Para encerrar - e, é preciso cuidado, talvez fale aqui mais o romancista, em causa própria... - vejamos como o próprio Bakhtin pode nos dar a chave de uma ética fundada generosamente na linguagem romanesca, ao descrever o processo exotópico da minha relação com o outro, da consciência que eu tenho do outro:

"O excedente da minha visão contém em germe a forma acabada do outro, cujo desabrochar requer que eu lhe complete o horizonte sem lhe tirar a originalidade.

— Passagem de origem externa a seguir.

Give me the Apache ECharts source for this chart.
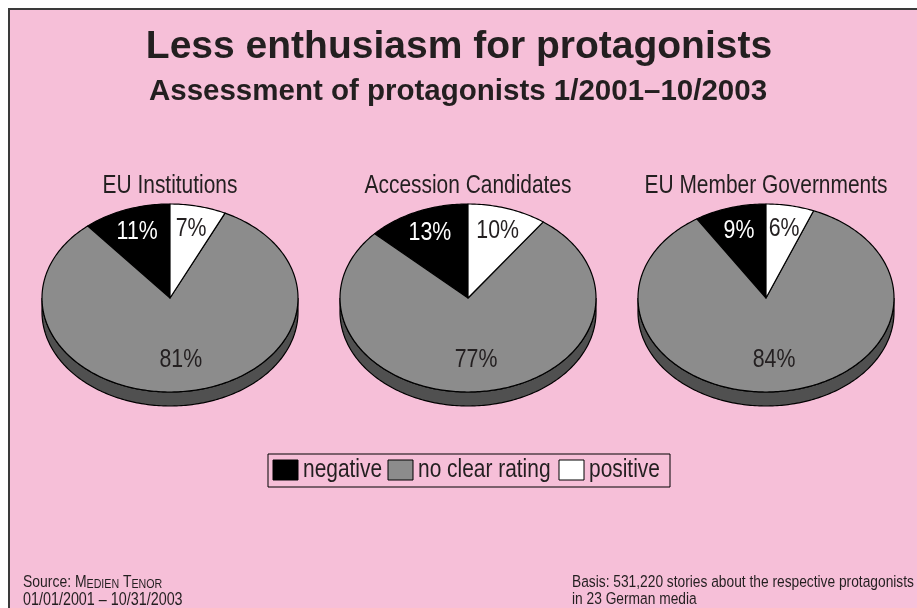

Devo identificar-me com o outro e ver o mundo através de seu sistema de valores, tal como ele o vê; devo colocar-me em seu lugar, e depois, de volta ao meu lugar, completar seu horizonte com tudo o que se descobre do lugar que ocupo, fora dele; devo emoldurá-lo, criar-lhe um ambiente que o acabe, mediante o excedente de minha visão, de meu saber, de meu desejo e de meu sentimento" (p.45).


REFERÊNCIAS BIBLIOGRÁFICAS

BAKHTIN, M. M. Estética da criação verbal. São Paulo: Martins Fontes, 1992.
______________. Freudism. New York: Academic Press, 1976.
______________. Questões de literatura e de estética. São Paulo: UNESP/HUCITEC, 1988.